Love resides not in the object but in the subject. It is not something to pursue or look for anywhere outside of yourself. This is not to say that you can’t find love with someone or something else. But it is the word with that makes all of the difference. You have to connect to the experience of love within to receive love from anything in the external world. And then maybe you don’t receive it in the way or form that you wanted, which feels surprising, interesting, or lousy, but it doesn’t change the fact that love is still there, because the love resides in you. The feeling of love, the ability to love is always present, while the object of your love and the texture of your love shift, change and diversify.

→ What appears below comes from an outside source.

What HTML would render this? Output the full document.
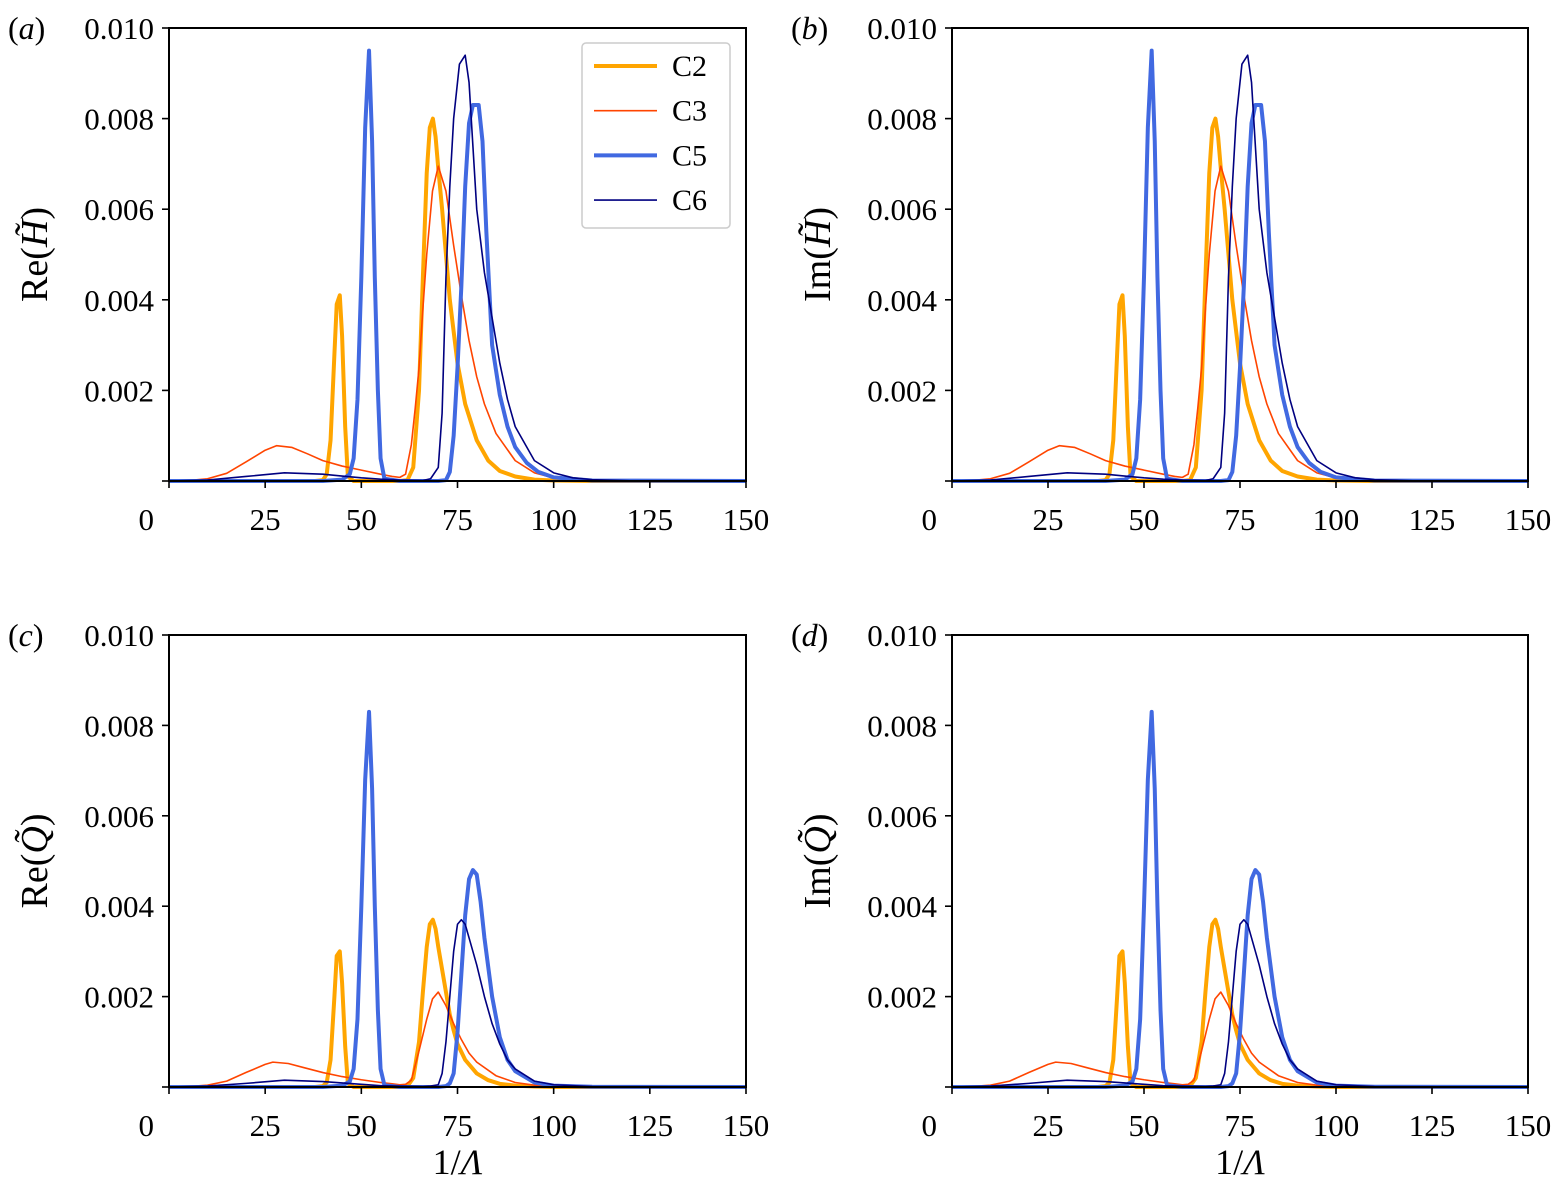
<!DOCTYPE html>
<html><head><meta charset="utf-8">
<style>
html,body{margin:0;padding:0;background:#fff;}
svg{display:block;font-family:"Liberation Serif",serif;}
</style></head>
<body>
<svg id="fig" width="1555" height="1189" viewBox="0 0 1555 1189" xmlns="http://www.w3.org/2000/svg"></svg>
<script>
// ---- data (values in units of 1e-3) ----
const xTicks = [0,25,50,75,100,125,150];
const xTickLabels = ["","25","50","75","100","125","150"];
const yTicks = [0,0.002,0.004,0.006,0.008,0.010];
const yTickLabels = ["0","0.002","0.004","0.006","0.008","0.010"];
const seriesNames = ["C2","C3","C5","C6"];

// Top panels (H)
const topC2x = [0,38,40,41,42,43,43.6,44.4,45,45.8,46.5,48,60,62,63.5,65,66,67,67.8,68.6,69.3,70,71,72,73,74,75,77,80,83,86,90,95,100,110,150];
const topC2y = [0,0,0.02,0.15,0.9,2.8,3.9,4.1,3.2,1.2,0.1,0,0,0.02,0.3,2.0,4.5,6.8,7.8,8.0,7.6,6.9,6.0,5.0,4.0,3.3,2.6,1.7,0.9,0.45,0.22,0.1,0.03,0.01,0,0];
const topC3x = [0,5,10,15,20,25,28,32,36,40,45,50,55,58,60,61.5,63,64,65,66,67,68.5,70,72,74,76,78,80,82,85,90,95,100,110,150];
const topC3y = [0,0.01,0.05,0.17,0.42,0.68,0.78,0.74,0.6,0.45,0.33,0.24,0.15,0.1,0.08,0.15,0.8,1.6,2.5,3.8,5.0,6.4,6.95,6.4,5.2,4.1,3.1,2.3,1.7,1.05,0.45,0.18,0.07,0.01,0];
const topC5x = [0,40,45,47,48,49,50,51,52,52.8,53.5,54.3,55,56,60,70,72,73,74,75,76,77,78,79,80.5,81.5,82.5,84,86,88,90,93,96,100,110,150];
const topC5y = [0,0,0.03,0.15,0.5,1.8,4.5,7.8,9.5,7.5,4.5,2.0,0.5,0.05,0,0,0.02,0.2,1.0,2.5,4.3,6.5,7.9,8.3,8.3,7.5,5.5,3.0,1.9,1.2,0.75,0.4,0.2,0.08,0.01,0];
const topC6x = [0,10,20,30,40,45,50,55,60,66,68,70,71,72,73,74,75.5,77,78,79,80,82,84,86,88,90,95,100,105,110,120,150];
const topC6y = [0,0.02,0.1,0.18,0.15,0.11,0.07,0.04,0.02,0.01,0.05,0.3,1.5,4.5,6.5,8.0,9.2,9.4,8.8,7.4,6.0,4.6,3.6,2.6,1.8,1.2,0.45,0.18,0.07,0.03,0.005,0];

// Bottom panels (Q)
const botC2x = [0,38,40,41,42,43,43.6,44.4,45,45.8,46.5,48,60,62,63.5,65,66,67,67.8,68.6,69.3,70,71,72,73,74,75,77,80,83,86,90,95,100,150];
const botC2y = [0,0,0.02,0.1,0.6,2.0,2.9,3.0,2.3,0.9,0.08,0,0,0.02,0.2,1.0,2.1,3.1,3.6,3.7,3.5,3.1,2.6,2.1,1.6,1.25,0.95,0.6,0.3,0.15,0.07,0.03,0.01,0,0];
const botC3x = [0,5,10,15,20,25,27,31,35,40,45,50,55,58,60,61.5,63,65,67,68.5,70,72,74,76,78,80,85,90,95,100,150];
const botC3y = [0,0.01,0.04,0.13,0.32,0.5,0.55,0.52,0.43,0.32,0.23,0.16,0.1,0.07,0.05,0.06,0.15,0.8,1.5,1.95,2.1,1.8,1.4,1.05,0.75,0.55,0.25,0.1,0.04,0.01,0];
const botC5x = [0,40,45,47,48,49,50,51,52,52.8,53.5,54.3,55,56,60,70,72,73,74,75,76,77,78,79,80,81,82,84,86,88,90,95,100,110,150];
const botC5y = [0,0,0.03,0.12,0.4,1.5,4.0,6.8,8.3,6.6,4.0,1.7,0.4,0.04,0,0,0.02,0.08,0.3,1.2,2.5,3.8,4.6,4.8,4.7,4.1,3.3,2.0,1.1,0.6,0.35,0.1,0.03,0.005,0];
const botC6x = [0,10,20,30,40,45,50,55,60,66,68,70,71,72,73,74,75,76,77,78,80,82,84,86,88,90,95,100,110,150];
const botC6y = [0,0.02,0.08,0.15,0.12,0.09,0.06,0.03,0.02,0.01,0.02,0.05,0.3,1.0,2.0,3.0,3.6,3.7,3.6,3.3,2.7,2.0,1.4,0.95,0.6,0.4,0.13,0.05,0.01,0];

const styles = {C2:{c:"#FFA500",w:4},C3:{c:"#FF4500",w:1.6},C5:{c:"#4169E1",w:4},C6:{c:"#000080",w:1.6}};

const NS="http://www.w3.org/2000/svg";
const svg=document.getElementById('fig');
function el(tag,attrs,parent){const e=document.createElementNS(NS,tag);for(const k in attrs)e.setAttribute(k,attrs[k]);(parent||svg).appendChild(e);return e;}

const panels=[
 {id:'a',x0:169,x1:746,y0:481,y1:28,ylab:'Re',q:'H',data:[[topC2x,topC2y],[topC3x,topC3y],[topC5x,topC5y],[topC6x,topC6y]],legend:true,xtitle:false},
 {id:'b',x0:952,x1:1528,y0:481,y1:28,ylab:'Im',q:'H',data:[[topC2x,topC2y],[topC3x,topC3y],[topC5x,topC5y],[topC6x,topC6y]],legend:false,xtitle:false},
 {id:'c',x0:169,x1:746,y0:1087,y1:635,ylab:'Re',q:'Q',data:[[botC2x,botC2y],[botC3x,botC3y],[botC5x,botC5y],[botC6x,botC6y]],legend:false,xtitle:true},
 {id:'d',x0:952,x1:1528,y0:1087,y1:635,ylab:'Im',q:'Q',data:[[botC2x,botC2y],[botC3x,botC3y],[botC5x,botC5y],[botC6x,botC6y]],legend:false,xtitle:true}
];

panels.forEach(p=>{
  const g=el('g',{});
  
  
  const sx=v=>p.x0+(v/150)*(p.x1-p.x0);
  const sy=v=>p.y0-(v/0.010)*(p.y0-p.y1);
  p.data.forEach((d,i)=>{
    const name=seriesNames[i];
    const pts=d[0].map((x,j)=>sx(x).toFixed(2)+','+sy(d[1][j]*1e-3).toFixed(2)).join(' ');
    const pl=el('polyline',{points:pts,fill:'none',stroke:styles[name].c,'stroke-width':styles[name].w,'stroke-linejoin':'round'},g);
    
    
  });
  const fr=el('rect',{x:p.x0,y:p.y1,width:p.x1-p.x0,height:p.y0-p.y1,fill:'none',stroke:'#000','stroke-width':2},g);
  
  
  xTicks.forEach((t,i)=>{
    el('line',{x1:sx(t),x2:sx(t),y1:p.y0,y2:p.y0+7,stroke:'#000','stroke-width':1.6},g);
    const tx=el('text',{x:sx(t),y:p.y0+49,'font-size':31,'text-anchor':'middle'},g);
    tx.textContent=xTickLabels[i];
    
    
  });
  yTicks.forEach((t,i)=>{
    el('line',{x1:p.x0-7,x2:p.x0,y1:sy(t),y2:sy(t),stroke:'#000','stroke-width':1.6},g);
    const ty=el('text',{x:p.x0-15,y:i===0?p.y0+49:sy(t)+11,'font-size':31,'text-anchor':'end'},g);
    ty.textContent=yTickLabels[i];
    
    
  });
  const pl=el('text',{x:p.x0-161,y:p.y1+11,'font-size':32,'font-style':'italic'},g);
  pl.innerHTML='<tspan font-style="normal">(</tspan>'+p.id+'<tspan font-style="normal">)</tspan>';
  
  
  const cy=(p.y0+p.y1)/2;
  const yt=el('text',{x:0,y:0,'font-size':38,'text-anchor':'middle',transform:`translate(${p.x0-122},${cy}) rotate(-90)`},g);
  yt.innerHTML=p.ylab+'(<tspan font-style="italic">'+p.q+'\u0303</tspan>)';
  
  
  if(p.xtitle){
    const xt=el('text',{x:(p.x0+p.x1)/2,y:1174,'font-size':36,'text-anchor':'middle'},g);
    xt.innerHTML='1/<tspan font-style="italic">\u039B</tspan>';
    
    
  }
  if(p.legend){
    const lg=el('g',{},g);
    
    
    el('rect',{x:582,y:43,width:148,height:185,rx:4,fill:'#fff',stroke:'#ccc','stroke-width':1.5},lg);
    seriesNames.forEach((n,i)=>{
      const yy=66+i*44.7;
      const e=el('g',{},lg);
      
      
      el('line',{x1:594,x2:657,y1:yy,y2:yy,stroke:styles[n].c,'stroke-width':styles[n].w},e);
      el('text',{x:672,y:yy+10,'font-size':30},e).textContent=n;
    });
  }
});
</script>
</body></html>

Love offers us an intensity of experience that dives deeply into the Rasas, showing us how vast and diverse our capacity for love really is. If that flavor of love were not a part of you, you wouldn’t even be able to recognize it. So something from the outside evoked the love that was already present within you. And regardless of what happens on the outside, that flavor of love is always there.

Try this: Take a moment to think of what you really love and whom you really love. Observe the flavors or textures of each of those particular loves. Then recognize how each one of them is an aspect of your self.